Bolivians’ dreams turn sour in Argentina sweatshops
By Helen Popper
BUENOS AIRES, Argentina — As thousands of Bolivians do every year, German Huanca said goodbye to his children and poor homeland and went to neighboring Argentina in hopes of finding well-paid work in clothing factories.
Huanca and his wife hoped to save money to buy a modest house and set up a business, but things did not go as planned. They were forced to work for three months without wages to pay back their bus tickets and only managed to save $300 in two years.
“We came here chasing the American dream, you could say. We dreamed of having a job and a house, but that’s impossible due to the conditions,” said Huanca, 35, sitting in Buenos Aires next to his wife, Gladys, 32, a skilled machinist who was being paid $150 a month for 14-hour shifts with hardly a day off.
Bolivia is South America’s poorest country and Bolivians have long toiled as maids, construction workers and farm laborers in Argentina, where the economy is growing fast following its meltdown four years ago.
The Huancas’ story is common among the workers of the secret sweatshops that help supply the growing textiles industry in Argentina — long a magnet for economic migrants from poorer South American neighbors.
Many of the sweatshop workers live and work on the premises, taking turns to sleep between rolling shifts.
A fire in a clandestine factory that killed six Bolivians — including four children — in March drew attention to the illegal immigrants’ plight, and nearly 100 such workshops have been shut down by city inspectors since the blaze.
A world away from the glamorous Buenos Aires fashion scene recently featured on the cover of French Vogue, workers contend the factory conditions amount to slavery, recounting tales of exploitation, intimidation and violence.
“Young women and girls suffer particularly. We’ve had cases of them being beaten by the factory owners,” said Ana Maria Vargas, a pastor who works with Bolivian immigrants.
“There is emotional abuse too,” she said, saying bosses sometimes threaten to call the police and seize workers’ identity documents to stop them leaving.
Vargas said about 400 Bolivians cross into Argentina every weekend, swelling the ranks of the estimated 500,000 Bolivians living and working in the Argentine capital.
Bolivian President Evo Morales, who himself was born into a poor family in the mining city of Oruro, has told how his first experience of school life was in northern Argentina where his father went to work on the sugar harvest.
A few do make their fortune. Among the sweatshop owners are Bolivians who started out as cheap labor and “build three or four-story houses in Bolivia but keep on living in the shantytowns here,” according to Vargas.
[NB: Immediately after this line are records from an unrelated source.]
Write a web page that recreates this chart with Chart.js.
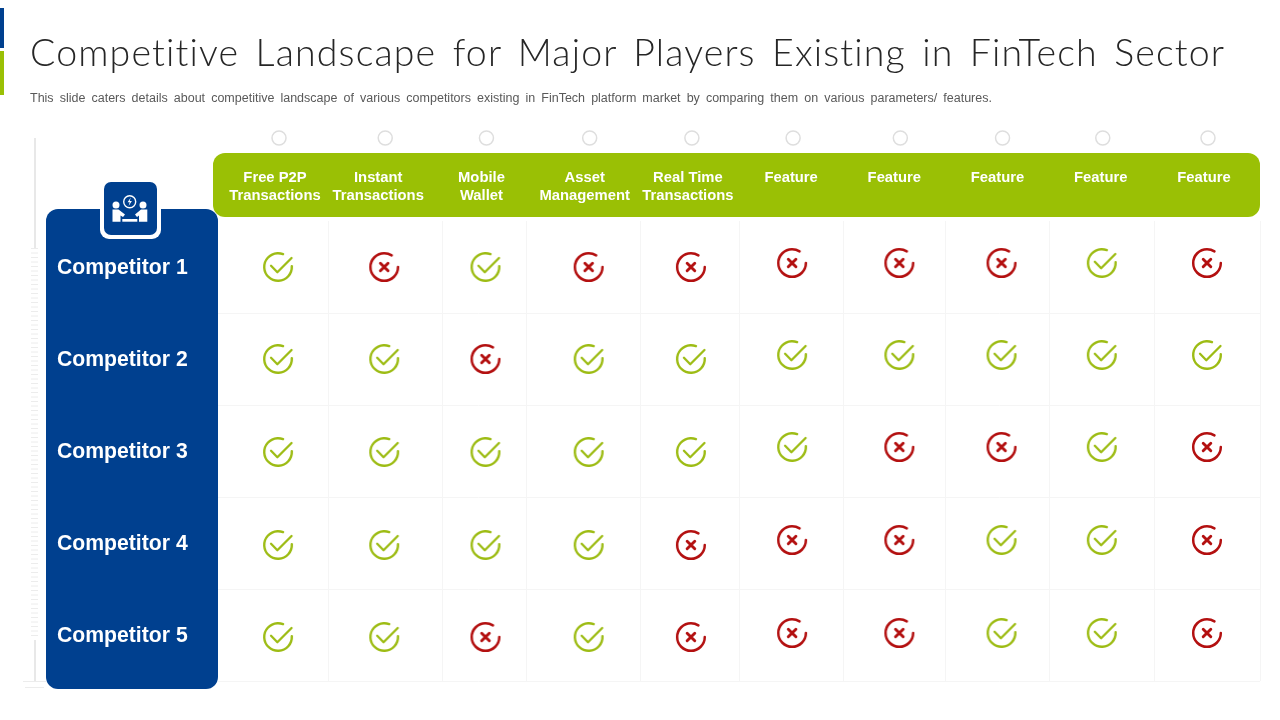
<!DOCTYPE html>
<html><head><meta charset="utf-8">
<style>
html,body{margin:0;padding:0;background:#fff;width:1280px;height:720px;overflow:hidden}
#t{position:absolute;left:30px;top:29px;margin:0;font:300 37.5px Lato,sans-serif;color:#262626;word-spacing:5px;white-space:nowrap;letter-spacing:1.15px}
#s{position:absolute;left:30px;top:90.5px;margin:0;font:12.5px "Liberation Sans",sans-serif;color:#595959;word-spacing:2.6px;white-space:nowrap}
#c{position:absolute;left:0;top:0}
</style>
<script src="https://cdn.jsdelivr.net/npm/chart.js@4/dist/chart.umd.min.js"></script>
</head><body>
<canvas id="c" width="1280" height="720"></canvas>
<h1 id="t">Competitive Landscape for Major Players Existing in FinTech Sector</h1>
<p id="s">This slide caters details about competitive landscape of various competitors existing in FinTech platform market by comparing them on various parameters/ features.</p>
<script>
const features=[["Free P2P","Transactions"],["Instant","Transactions"],["Mobile","Wallet"],["Asset","Management"],["Real Time","Transactions"],["Feature",""],["Feature",""],["Feature",""],["Feature",""],["Feature",""]];
const competitors=["Competitor 1","Competitor 2","Competitor 3","Competitor 4","Competitor 5"];
const competitor1=[1,0,1,0,0,0,0,0,1,0];
const competitor2=[1,1,0,1,1,1,1,1,1,1];
const competitor3=[1,1,1,1,1,1,0,0,1,0];
const competitor4=[1,1,1,1,0,0,0,1,1,0];
const competitor5=[1,1,0,1,0,0,0,1,1,0];
const matrix=[competitor1,competitor2,competitor3,competitor4,competitor5];

const BLUE='#00408f',GREEN='#9ac005',CHECK='#9dbc14',CROSS='#b31010',GRID='#f5f5f5',DECO='#e8e8e8';
// drawing-only nudges of the icon glyphs (px)
const colNudge=[0,3,1,1,0,-2,2,1,-2,0];
const rowNudgeLeft=[0,0,1,2,2],rowNudgeRight=[-4,-4,-4,-3,-2];
const colEdges=[328,442,526,640,739,843,945,1049,1154];

const iconCache={};
function icon(ok,dx,dy){
  const k=[ok,dx,dy].join();
  if(iconCache[k])return iconCache[k];
  const c=document.createElement('canvas');c.width=c.height=48;
  const g=c.getContext('2d');g.translate(24+dx,24+dy);g.lineCap='round';g.lineJoin='round';
  if(ok){
    g.strokeStyle=CHECK;g.lineWidth=2.4;
    g.beginPath();g.arc(0,0,13.8,-0.05,-1.2+Math.PI*2,false);g.stroke();
    g.lineWidth=2.3;g.beginPath();g.moveTo(-7,-1.2);g.lineTo(-0.7,5.2);g.lineTo(13.5,-9);g.stroke();
  }else{
    g.strokeStyle=CROSS;g.lineWidth=2.5;
    g.beginPath();g.arc(0,0,13.8,0.0,-1+Math.PI*2,false);g.stroke();
    g.lineWidth=2.9;g.beginPath();g.moveTo(-3.8,-3.8);g.lineTo(3.8,3.8);g.moveTo(3.8,-3.8);g.lineTo(-3.8,3.8);g.stroke();
  }
  return iconCache[k]=c;
}
function rr(g,x,y,w,h,r,fill){g.beginPath();g.roundRect(x,y,w,h,r);g.fillStyle=fill;g.fill();}

const backdrop={id:'backdrop',beforeDraw(ch){
  const g=ch.ctx,a=ch.chartArea,xs=ch.scales.x,ys=ch.scales.y;
  g.save();
  g.fillStyle=BLUE;g.fillRect(0,8,4,40);
  g.fillStyle=GREEN;g.fillRect(0,51,4,44);
  g.strokeStyle=DECO;g.lineWidth=2;
  g.beginPath();g.moveTo(35,138);g.lineTo(35,248);g.moveTo(35,640);g.lineTo(35,681);g.stroke();
  g.lineWidth=1;g.strokeStyle='#ececec';g.beginPath();
  for(let y=248.5;y<640;y+=4.5){g.moveTo(31,y);g.lineTo(38,y);}
  g.moveTo(23,681.5);g.lineTo(46,681.5);g.moveTo(25,687.5);g.lineTo(44,687.5);g.stroke();
  g.strokeStyle='#dedede';g.lineWidth=1.5;
  xs.ticks.forEach((t,i)=>{g.beginPath();g.arc(xs.getPixelForTick(i)+colNudge[i]+1,138,7,0,Math.PI*2);g.stroke();});
  g.strokeStyle=GRID;g.lineWidth=1;g.beginPath();
  colEdges.concat(1260).forEach(x=>{g.moveTo(x+.5,a.top);g.lineTo(x+.5,a.bottom);});
  ys.ticks.forEach((t,i)=>{const y=Math.round(ys.getPixelForTick(i)+(ys.getPixelForTick(1)-ys.getPixelForTick(0))/2)+.5;g.moveTo(218,y);g.lineTo(1260,y);});
  g.stroke();
  rr(g,213,153,1047,64,12,GREEN);
  rr(g,46,209,172,480,12,BLUE);
  rr(g,100,181,61,58,9,'#fff');
  rr(g,104,182,53,53,7,BLUE);
  g.fillStyle='#fff';g.strokeStyle='#fff';
  g.beginPath();g.arc(116,205,3.5,0,7);g.arc(143,205,3.5,0,7);g.fill();
  g.beginPath();g.moveTo(112.5,209.5);g.lineTo(118.5,209.5);g.lineTo(125,214.5);g.lineTo(123,217);g.lineTo(120.5,215.5);g.lineTo(120.5,221.7);g.lineTo(112.5,221.7);g.closePath();g.fill();
  g.beginPath();g.moveTo(147.3,209.5);g.lineTo(141,209.5);g.lineTo(135,214.5);g.lineTo(137,217);g.lineTo(139,215.5);g.lineTo(139,221.7);g.lineTo(147.3,221.7);g.closePath();g.fill();
  g.fillRect(122.3,219,15,2.7);
  g.lineWidth=1.4;g.beginPath();g.arc(129.7,201.7,6,0,7);g.stroke();
  g.beginPath();g.moveTo(130.8,197.5);g.lineTo(127.6,202.3);g.lineTo(129.7,202.3);g.lineTo(128.6,206);g.lineTo(131.9,201);g.lineTo(129.7,201);g.closePath();g.fill();
  g.restore();
}};

function cells(flag){
  const out=[];
  matrix.forEach((row,r)=>row.forEach((v,c)=>{if(v===flag)out.push({x:features[c],y:competitors[r]});}));
  return out;
}
const styleFor=ctx=>{
  const p=ctx.parsed;if(!p)return 'circle';
  const dy=p.x<5?rowNudgeLeft[p.y]:rowNudgeRight[p.y];
  return icon(ctx.dataset.ok,colNudge[p.x],dy);
};
new Chart(document.getElementById('c'),{
  type:'scatter',
  data:{xLabels:features,yLabels:competitors,datasets:[
    {label:'Yes',ok:true,data:cells(1),pointStyle:styleFor,pointRadius:24,pointHoverRadius:24},
    {label:'No',ok:false,data:cells(0),pointStyle:styleFor,pointRadius:24,pointHoverRadius:24}
  ]},
  plugins:[backdrop],
  options:{
    responsive:false,animation:false,devicePixelRatio:1,
    layout:{autoPadding:false,padding:{left:57,right:21.4,top:153,bottom:39}},
    plugins:{legend:{display:false},tooltip:{enabled:false}},
    scales:{
      x:{type:'category',position:'top',offset:true,
        grid:{display:false},border:{display:false},
        afterFit(s){s.height=68;s.paddingLeft=0;s.paddingRight=0;},
        ticks:{autoSkip:false,maxRotation:0,minRotation:0,color:'#fff',labelOffset:-3,padding:8.5,
          font:{family:'"Liberation Sans"',weight:'bold',size:14.8,lineHeight:1.22}}},
      y:{type:'category',position:'left',offset:true,
        grid:{display:false},border:{display:false},
        afterFit(s){s.width=169.4;s.paddingTop=0;s.paddingBottom=0;},
        ticks:{autoSkip:false,color:'#fff',crossAlign:'far',labelOffset:1.5,
          font:{family:'"Liberation Sans"',weight:'bold',size:21.2}}}
    }
  }
});
</script>
</body></html>
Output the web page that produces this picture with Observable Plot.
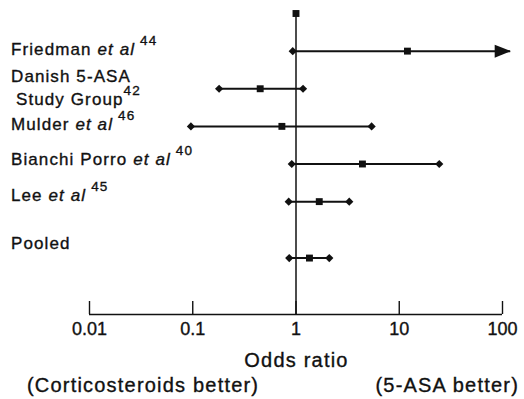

But like most of the workers in the clandestine clothes factories, the Huancas’ dreams were quickly shattered.
“We want to return to our homeland, but in Bolivia you work to eat and nothing more,” said Huanca at the city council shelter they have called home since the closures that followed the fire shut their factory and left them jobless and homeless.
Despite everything, they hope to get work permits and another factory job — a view many illegal immigrants share.
Carrying Bolivian flags and banners reading “We’re workers, not slaves,” thousands took to the streets of Buenos Aires in the days following the blaze demanding to have their immigration status in Argentina legalized.
‘POVERTY TO SLAVERY’
Bolivian business leaders say the plight of the illegal immigrants is a symptom of successive governments’ failure to generate steady work.
“In spite of being mistreated, they don’t want to return to Bolivia because what they value most is having a secure source of work, even more than their own dignity,” said Hans Hartmann Rivera, head of the Bolivian Foreign Trade Institute (IBCE).
They have chosen to “go from poverty to slavery” just to have the stable job Bolivia cannot offer them, he added.
According to Argentina’s Clothing Industry Chamber (CIAI), more than 50 percent of garments made in the country come from the secretive sweatshops.
Local newspapers have accused well-known, and sometimes expensive, brands of using exploitative labor.
Pablo Sonne, chief executive of the Rever Pass clothing company, says his employees work legally with good conditions.
He said firms can unknowingly have their contracts passed onto less scrupulous subcontractors and called for current laws to be tightened to put an end to the sweatshops.
“The legislation must be corrected and all the people who work here illegally must be brought into the legal circuit,” he said. “The most important thing a brand has is its reputation. No brand can grow if it uses illegality.”
Bolivian immigrant Rene, 41, who declined to give his surname, had his documents taken from him by factory bosses but managed to escape at a soccer match on a Sunday — his only time off.
“It’s slavery being carried out by our own people against their fellow countrymen,” he said. “Sometimes I feel disappointed I came to Buenos Aires.”